Tribune Juive

Lettre ouverte de Sonya Zadig suite au post de l’Imam Chalghoumi concernant Mahsa Amini

Cher Hassan Chalghoumi,

Votre communiqué m’a fait chaud au cœur, rendre hommage à Masha Amina assassinée pour avoir mal mis son voile vous honore, je sais votre courage et votre ouvrage pour la paix, je connais les risques que vous prenez, en effet, vous portez bien votre nom Hassan, un homme bon. Nous nous sommes rencontrés il y a peu à l’ambassade de France en Israël, vous souteniez un voyage de jeunes musulmans en et cela ne m’a laissé aucun doute sur vos engagements pacifistes. 

Votre communiqué à propos de Masha et votre prise de position sur le hijab en tant que symbole d’oppression ne peut que nous rapprocher ; toutefois, votre phrase sur l’égalité de l’homme et de la femme comme faisant partie intégrante de l’avenir de nos civilisations m’interpelle.

 » Un acte horrible et horrifiant quand on tue pour le Hijab n’est pas le symbole de la femme musulmane mais instrument de l’oppression. La religion se vit dans le cœur, l’esprit et la prière et en aucun cas n’est motif de haine, de répression et de régression de la femme. La femme est l’égale de l’homme et partie intégrante de l’avenir de nos civilisations. Honte à ce regime et aux pourfendeurs de la liberté qui jouent contre leur propre civilisation et jeunesse. Prions pour ⁦‪#Masha_Amini« , écriviez-vous sur Facebook


De quelle civilisation parlons-nous ici ? Et permettez-moi, d’où parlez-vous lorsque vous dites cela ? Parlez-vous de votre place d’Imam, littéralement celui qui se tient devant pour diriger la prière commune , celui qui conduit les prêches du vendredi et qui se réclame du kitab ? Kitab dans lequel justement la femme n’est pas l’égale de l’homme, ou bien, prenez-vous de fait vos distances avec un texte sacré dont la dimension atemporelle et donc anhistorique est axiomatique pour tous les croyants se réclamant de la religion musulmane ?
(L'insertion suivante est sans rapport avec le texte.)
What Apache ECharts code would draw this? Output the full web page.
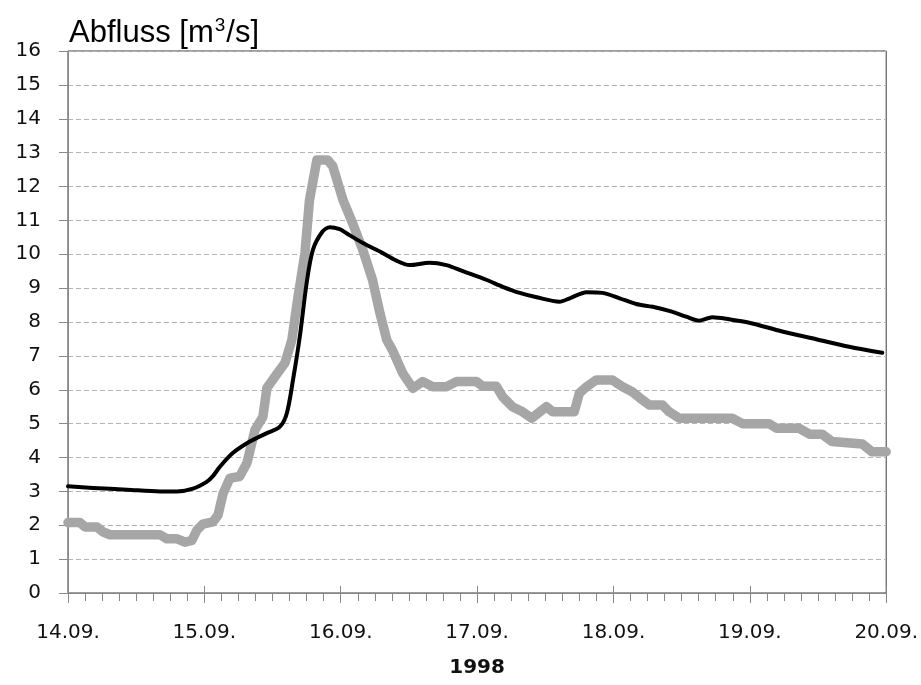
<!DOCTYPE html>
<html>
<head>
<meta charset="utf-8">
<script src="https://cdn.jsdelivr.net/npm/echarts@6/dist/echarts.min.js"></script>
<style>
html,body{margin:0;padding:0;background:#fff;}
#chart{width:921px;height:685px;}
</style>
</head>
<body>
<div id="chart"></div>
<script>
// Tick labels (days) and axis text
var dayLabels = ['14.09.', '15.09.', '16.09.', '17.09.', '18.09.', '19.09.', '20.09.'];
var yearLabel = '1998';

// Black series: hours since 14.09. 00:00 and discharge [m3/s]
var blackHours = [0, 4.4, 10.4, 16.2, 19.2, 22, 24.4, 25.5, 26.7, 29, 32, 35, 37.3, 38.5, 39.6, 40.8, 42, 43.1, 44.8, 46.1, 47.8, 49, 51.9, 54.9, 57.8, 60.1, 63.6, 66.6, 69.5, 73.7, 76.5, 79.5, 82.5, 86.5, 88.3, 91.3, 94.1, 97.1, 100, 102.9, 105.8, 108.8, 111.1, 113.4, 116.4, 119.9, 125.7, 131.7, 137.5, 143.3];
var blackValues = [3.15, 3.1, 3.05, 3.0, 3.0, 3.08, 3.28, 3.45, 3.72, 4.13, 4.47, 4.72, 4.91, 5.3, 6.29, 7.57, 9.15, 10.13, 10.67, 10.8, 10.74, 10.62, 10.33, 10.08, 9.81, 9.68, 9.75, 9.68, 9.5, 9.24, 9.04, 8.86, 8.73, 8.6, 8.7, 8.88, 8.86, 8.7, 8.53, 8.45, 8.33, 8.16, 8.04, 8.14, 8.08, 7.98, 7.72, 7.49, 7.27, 7.09];

// Grey series
var greyHours = [0, 2.1, 3, 5.1, 6.2, 7.4, 16.2, 17.4, 19.2, 20.6, 21.8, 22.7, 23.7, 25.5, 26.4, 27.3, 28.5, 30.2, 31.5, 32.9, 34.3, 35, 36.7, 38.2, 39.4, 40.4, 41.7, 42.5, 43.8, 45.7, 46.6, 48.4, 50.1, 51.9, 53.6, 54.9, 56.1, 57.1, 58.9, 60.7, 62.4, 64.2, 66.6, 68.4, 71.9, 73, 75.4, 76.5, 78.2, 80, 81.6, 84.2, 85.3, 89.1, 90, 91.3, 93, 95.8, 97.6, 99.3, 101.1, 102.3, 104.6, 105.8, 107.6, 116.9, 118.7, 123.4, 124.7, 128.7, 130.5, 132.7, 134.5, 139.8, 141.5, 144];
var greyValues = [2.08, 2.08, 1.95, 1.95, 1.8, 1.72, 1.72, 1.6, 1.6, 1.5, 1.55, 1.86, 2.03, 2.1, 2.3, 2.94, 3.39, 3.44, 3.84, 4.81, 5.2, 6.05, 6.45, 6.8, 7.47, 8.65, 10.03, 11.6, 12.78, 12.78, 12.6, 11.6, 10.91, 10.12, 9.24, 8.26, 7.47, 7.17, 6.49, 6.04, 6.24, 6.09, 6.09, 6.24, 6.24, 6.1, 6.1, 5.79, 5.5, 5.35, 5.16, 5.5, 5.35, 5.35, 5.9, 6.09, 6.29, 6.29, 6.09, 5.94, 5.7, 5.55, 5.55, 5.35, 5.16, 5.16, 5.0, 5.0, 4.86, 4.86, 4.69, 4.69, 4.47, 4.4, 4.17, 4.17];

function pairs(xs, ys) { return xs.map(function (x, i) { return [x, ys[i]]; }); }

var chart = echarts.init(document.getElementById('chart'));
var labelFont = 'DejaVu Sans';
chart.setOption({
  animation: false,
  backgroundColor: '#ffffff',
  title: {
    text: '{m|Abfluss [m}{s|3}{m|/s]}',
    left: 64, top: 11,
    textStyle: {
      fontWeight: 'normal',
      rich: {
        m: { fontFamily: 'Liberation Sans', fontSize: 31, fontWeight: 'normal', color: '#000', lineHeight: 34 },
        s: { fontFamily: 'Liberation Sans', fontSize: 19, fontWeight: 'normal', color: '#000', verticalAlign: 'top', lineHeight: 34, padding: [0, 1, 12, 1] }
      }
    }
  },
  grid: { left: 68, right: 34, top: 51, bottom: 92, show: true, borderColor: '#3a3a3a', borderWidth: 1, backgroundColor: 'transparent' },
  xAxis: [{
    type: 'value', min: 0, max: 144, interval: 24,
    axisLine: { show: true, onZero: false, lineStyle: { color: '#888', width: 1 } },
    axisTick: { show: true, length: 10, lineStyle: { color: '#888' } },
    minorTick: { show: true, splitNumber: 8, length: 8, lineStyle: { color: '#888' } },
    splitLine: { show: false },
    axisLabel: {
      margin: 30, fontFamily: labelFont, fontSize: 20, color: '#111',
      formatter: function (v) { return dayLabels[Math.round(v / 24)]; }
    },
    name: yearLabel, nameLocation: 'middle', nameGap: 65,
    nameTextStyle: { fontFamily: labelFont, fontSize: 20, fontWeight: 'bold', color: '#111' }
  }, {
    type: 'value', min: 0, max: 144, interval: 24, position: 'bottom',
    axisLine: { show: false },
    axisTick: { show: true, inside: true, length: 7, lineStyle: { color: '#888' } },
    axisLabel: { show: false }, splitLine: { show: false }
  }],
  yAxis: {
    type: 'value', min: 0, max: 16, interval: 1,
    axisLine: { show: true, lineStyle: { color: '#888', width: 1 } },
    axisTick: { show: true, length: 9, lineStyle: { color: '#888' } },
    splitLine: { show: true, lineStyle: { color: '#b4b4b4', type: [5, 3], width: 1 } },
    axisLabel: { margin: 27, fontFamily: labelFont, fontSize: 20, color: '#111' }
  },
  series: [{
    type: 'line', data: pairs(greyHours, greyValues), showSymbol: false, smooth: false,
    lineStyle: { color: '#a6a6a6', width: 9.5, cap: 'round', join: 'round' }, z: 2
  }, {
    type: 'line', data: pairs(blackHours, blackValues), showSymbol: false, smooth: 0.3,
    lineStyle: { color: '#000', width: 4, cap: 'round', join: 'round' }, z: 3
  }]
});
</script>
</body>
</html>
Votre hommage m’oblige en tant que femme née en terre d’islam; mais quid du verset 34 sourate 4 du coran dans lequel l’inégalité femme-homme est inscrite noire sur blanc ?
Les hommes ont autorité sur les femmes, en raison des faveurs qu’Allah accorde à ceux-là sur celles-ci…et quant à celles dont vous craignez la désobéissance, Exhortez -les, éloignez-vous d’elles, dans leurs lits et frappez-les. Si elles arrivent à vous obéir, alors ne cherchez plus de voie contre elles, car Allah est certes haut et grand.

Masha a finalement désobéi à la prescription d’Allah et fut tué pour cela , comment comptez- vous concilier vos aspirations honorables d’égalité hommes-Femmes avec le dire de Dieu d’une supériorité ontologique de l’homme sur la femme inscrite dans le texte sacré lui-même ?


Je suis bien évidemment disposée à ouvrir ce débat avec vous afin de trouver une sortie honorable à cette impasse exégétique dans laquelle nous nous trouvons pour que plus aucune femme ne soit désormais assassinée sous couvert d’une injonction littéraliste du texte coranique. 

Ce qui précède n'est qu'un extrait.